* To be done
Search the listing for the string "Clone" and copy every line that contains it.

* Task material
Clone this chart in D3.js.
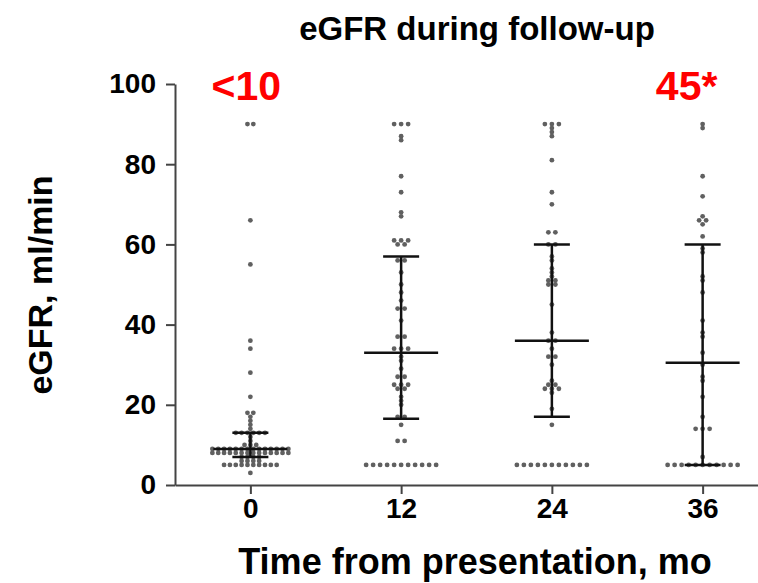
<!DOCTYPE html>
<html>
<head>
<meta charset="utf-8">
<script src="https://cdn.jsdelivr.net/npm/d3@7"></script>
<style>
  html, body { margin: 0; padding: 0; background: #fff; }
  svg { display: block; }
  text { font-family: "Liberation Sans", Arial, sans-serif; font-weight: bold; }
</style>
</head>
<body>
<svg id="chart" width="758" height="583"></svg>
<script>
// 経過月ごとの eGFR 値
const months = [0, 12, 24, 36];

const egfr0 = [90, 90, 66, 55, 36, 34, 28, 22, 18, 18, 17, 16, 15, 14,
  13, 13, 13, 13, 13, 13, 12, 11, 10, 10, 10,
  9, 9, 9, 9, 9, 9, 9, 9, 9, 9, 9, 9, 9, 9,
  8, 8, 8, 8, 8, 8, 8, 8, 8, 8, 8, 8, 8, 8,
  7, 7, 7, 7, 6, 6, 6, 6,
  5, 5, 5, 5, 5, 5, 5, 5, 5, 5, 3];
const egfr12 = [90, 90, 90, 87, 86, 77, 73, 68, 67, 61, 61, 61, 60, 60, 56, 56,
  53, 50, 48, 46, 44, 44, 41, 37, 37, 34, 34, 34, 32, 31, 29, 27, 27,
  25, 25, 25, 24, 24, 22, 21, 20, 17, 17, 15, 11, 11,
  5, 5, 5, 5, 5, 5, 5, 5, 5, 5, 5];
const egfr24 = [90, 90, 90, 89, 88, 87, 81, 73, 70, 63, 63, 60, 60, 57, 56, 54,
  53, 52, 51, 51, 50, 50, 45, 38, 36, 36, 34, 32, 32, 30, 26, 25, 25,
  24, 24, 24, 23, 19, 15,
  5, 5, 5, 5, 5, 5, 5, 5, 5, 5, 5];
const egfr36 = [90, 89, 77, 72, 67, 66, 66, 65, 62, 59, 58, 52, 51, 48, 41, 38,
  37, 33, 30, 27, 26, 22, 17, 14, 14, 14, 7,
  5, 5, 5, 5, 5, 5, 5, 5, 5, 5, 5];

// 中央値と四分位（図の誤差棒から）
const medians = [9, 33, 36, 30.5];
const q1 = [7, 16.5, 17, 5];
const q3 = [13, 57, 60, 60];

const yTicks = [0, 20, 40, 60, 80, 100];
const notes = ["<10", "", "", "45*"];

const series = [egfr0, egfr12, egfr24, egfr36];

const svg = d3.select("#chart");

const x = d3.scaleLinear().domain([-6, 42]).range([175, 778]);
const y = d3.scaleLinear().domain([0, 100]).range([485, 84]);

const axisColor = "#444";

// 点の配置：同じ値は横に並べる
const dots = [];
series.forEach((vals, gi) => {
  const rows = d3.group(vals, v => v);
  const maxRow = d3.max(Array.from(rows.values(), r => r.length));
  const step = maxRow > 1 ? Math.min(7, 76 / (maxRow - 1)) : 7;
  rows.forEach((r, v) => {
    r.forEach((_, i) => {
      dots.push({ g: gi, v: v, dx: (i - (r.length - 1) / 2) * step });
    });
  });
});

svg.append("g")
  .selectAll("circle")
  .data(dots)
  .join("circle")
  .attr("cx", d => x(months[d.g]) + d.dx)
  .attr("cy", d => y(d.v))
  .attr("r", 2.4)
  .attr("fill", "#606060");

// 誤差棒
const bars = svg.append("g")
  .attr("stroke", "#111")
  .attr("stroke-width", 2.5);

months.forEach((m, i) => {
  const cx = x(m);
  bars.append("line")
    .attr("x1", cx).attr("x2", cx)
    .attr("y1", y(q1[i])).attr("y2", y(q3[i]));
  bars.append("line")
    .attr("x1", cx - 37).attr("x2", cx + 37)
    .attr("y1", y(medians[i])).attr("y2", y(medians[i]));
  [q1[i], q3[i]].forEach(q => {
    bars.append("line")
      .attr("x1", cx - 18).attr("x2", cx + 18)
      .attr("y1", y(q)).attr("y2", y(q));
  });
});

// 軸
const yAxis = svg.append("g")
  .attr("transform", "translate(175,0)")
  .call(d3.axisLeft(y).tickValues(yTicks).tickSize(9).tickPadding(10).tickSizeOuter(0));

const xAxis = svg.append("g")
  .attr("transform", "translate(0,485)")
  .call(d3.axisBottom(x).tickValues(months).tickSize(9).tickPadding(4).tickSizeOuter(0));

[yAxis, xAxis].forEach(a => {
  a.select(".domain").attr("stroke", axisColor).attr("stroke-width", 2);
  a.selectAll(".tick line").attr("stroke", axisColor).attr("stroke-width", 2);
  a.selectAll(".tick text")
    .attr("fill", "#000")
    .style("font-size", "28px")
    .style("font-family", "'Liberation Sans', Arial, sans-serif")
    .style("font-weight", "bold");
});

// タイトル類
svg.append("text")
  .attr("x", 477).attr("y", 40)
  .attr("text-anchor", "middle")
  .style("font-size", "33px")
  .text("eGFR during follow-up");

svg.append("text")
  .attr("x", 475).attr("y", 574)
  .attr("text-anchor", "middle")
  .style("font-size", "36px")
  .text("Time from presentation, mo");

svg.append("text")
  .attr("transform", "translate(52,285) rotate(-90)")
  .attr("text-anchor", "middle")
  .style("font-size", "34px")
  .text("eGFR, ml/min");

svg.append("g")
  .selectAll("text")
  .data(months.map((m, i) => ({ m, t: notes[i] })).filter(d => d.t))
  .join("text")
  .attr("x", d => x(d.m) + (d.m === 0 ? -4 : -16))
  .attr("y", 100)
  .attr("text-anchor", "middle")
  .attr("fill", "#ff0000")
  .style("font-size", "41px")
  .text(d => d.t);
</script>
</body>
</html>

---

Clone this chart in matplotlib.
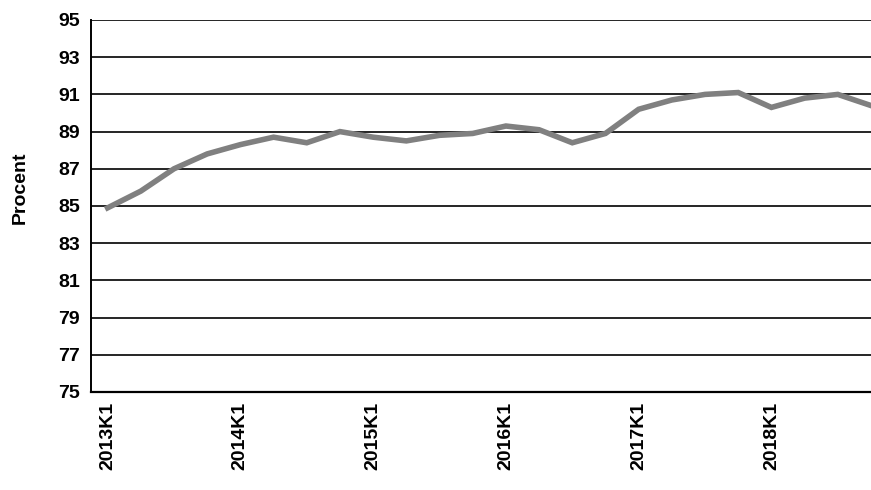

...

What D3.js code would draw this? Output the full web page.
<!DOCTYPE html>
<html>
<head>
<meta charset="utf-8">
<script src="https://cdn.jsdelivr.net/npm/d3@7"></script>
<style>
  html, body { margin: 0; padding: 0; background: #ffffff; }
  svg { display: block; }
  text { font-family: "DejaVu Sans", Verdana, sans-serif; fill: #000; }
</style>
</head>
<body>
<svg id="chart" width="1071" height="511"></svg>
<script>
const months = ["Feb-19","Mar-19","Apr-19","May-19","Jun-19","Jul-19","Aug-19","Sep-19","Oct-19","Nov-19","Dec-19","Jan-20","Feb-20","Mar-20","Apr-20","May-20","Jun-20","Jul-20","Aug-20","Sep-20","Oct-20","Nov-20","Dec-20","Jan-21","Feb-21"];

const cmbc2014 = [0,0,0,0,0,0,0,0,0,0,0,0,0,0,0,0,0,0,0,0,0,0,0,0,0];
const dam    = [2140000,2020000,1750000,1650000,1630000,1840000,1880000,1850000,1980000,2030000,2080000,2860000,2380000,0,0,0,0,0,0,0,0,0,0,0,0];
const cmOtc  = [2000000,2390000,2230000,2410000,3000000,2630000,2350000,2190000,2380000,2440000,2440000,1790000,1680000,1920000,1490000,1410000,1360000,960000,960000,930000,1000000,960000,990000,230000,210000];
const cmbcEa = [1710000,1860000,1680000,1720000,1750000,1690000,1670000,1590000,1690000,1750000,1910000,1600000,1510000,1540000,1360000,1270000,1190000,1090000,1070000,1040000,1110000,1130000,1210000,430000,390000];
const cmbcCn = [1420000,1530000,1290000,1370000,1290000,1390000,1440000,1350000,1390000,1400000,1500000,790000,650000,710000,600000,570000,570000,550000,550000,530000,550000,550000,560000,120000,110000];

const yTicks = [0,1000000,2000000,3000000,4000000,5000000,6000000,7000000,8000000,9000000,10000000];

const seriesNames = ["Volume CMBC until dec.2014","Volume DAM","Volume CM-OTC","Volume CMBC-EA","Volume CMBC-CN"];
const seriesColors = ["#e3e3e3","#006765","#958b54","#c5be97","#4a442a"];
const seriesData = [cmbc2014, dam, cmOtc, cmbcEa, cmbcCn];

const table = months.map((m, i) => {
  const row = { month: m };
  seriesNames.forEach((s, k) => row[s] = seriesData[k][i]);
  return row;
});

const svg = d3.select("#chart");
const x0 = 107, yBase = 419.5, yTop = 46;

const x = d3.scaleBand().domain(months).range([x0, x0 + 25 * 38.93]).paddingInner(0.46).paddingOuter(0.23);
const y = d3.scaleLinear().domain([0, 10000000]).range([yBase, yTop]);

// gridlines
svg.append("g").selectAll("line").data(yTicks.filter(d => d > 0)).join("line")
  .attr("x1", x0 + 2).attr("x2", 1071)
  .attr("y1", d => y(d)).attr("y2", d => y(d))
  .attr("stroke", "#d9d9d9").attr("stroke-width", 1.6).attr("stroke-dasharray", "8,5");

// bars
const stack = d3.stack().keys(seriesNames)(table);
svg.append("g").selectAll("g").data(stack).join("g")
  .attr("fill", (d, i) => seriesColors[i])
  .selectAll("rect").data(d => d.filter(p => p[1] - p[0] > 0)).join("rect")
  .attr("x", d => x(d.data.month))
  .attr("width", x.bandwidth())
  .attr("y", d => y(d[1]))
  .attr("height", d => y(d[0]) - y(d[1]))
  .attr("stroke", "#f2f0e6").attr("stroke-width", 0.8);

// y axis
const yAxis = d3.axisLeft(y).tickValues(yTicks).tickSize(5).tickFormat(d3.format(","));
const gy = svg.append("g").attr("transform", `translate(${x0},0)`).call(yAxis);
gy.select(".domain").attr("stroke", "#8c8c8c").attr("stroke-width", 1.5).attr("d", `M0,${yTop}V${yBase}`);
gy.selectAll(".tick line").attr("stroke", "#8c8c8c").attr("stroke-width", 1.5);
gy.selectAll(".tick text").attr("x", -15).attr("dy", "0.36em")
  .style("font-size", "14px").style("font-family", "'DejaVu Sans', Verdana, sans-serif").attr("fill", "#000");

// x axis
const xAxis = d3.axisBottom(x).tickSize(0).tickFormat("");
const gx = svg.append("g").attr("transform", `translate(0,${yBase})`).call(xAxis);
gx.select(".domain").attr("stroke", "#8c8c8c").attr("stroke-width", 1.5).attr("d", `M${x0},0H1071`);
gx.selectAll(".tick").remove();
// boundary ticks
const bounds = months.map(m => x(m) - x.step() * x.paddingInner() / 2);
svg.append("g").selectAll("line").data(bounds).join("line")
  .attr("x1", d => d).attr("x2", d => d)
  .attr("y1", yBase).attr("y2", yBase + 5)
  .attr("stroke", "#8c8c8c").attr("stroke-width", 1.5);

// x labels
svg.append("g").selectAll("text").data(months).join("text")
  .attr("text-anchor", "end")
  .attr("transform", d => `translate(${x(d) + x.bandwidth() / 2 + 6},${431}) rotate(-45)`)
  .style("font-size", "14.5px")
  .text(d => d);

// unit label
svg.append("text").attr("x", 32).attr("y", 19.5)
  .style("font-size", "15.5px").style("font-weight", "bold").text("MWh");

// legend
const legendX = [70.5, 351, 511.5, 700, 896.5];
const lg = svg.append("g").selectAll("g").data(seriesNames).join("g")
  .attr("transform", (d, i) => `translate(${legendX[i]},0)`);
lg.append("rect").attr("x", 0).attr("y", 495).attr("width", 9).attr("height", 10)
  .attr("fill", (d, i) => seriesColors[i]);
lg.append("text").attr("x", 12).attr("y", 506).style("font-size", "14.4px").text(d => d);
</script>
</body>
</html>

* Task solution
Clone this chart in D3.js.
Clone this chart in matplotlib.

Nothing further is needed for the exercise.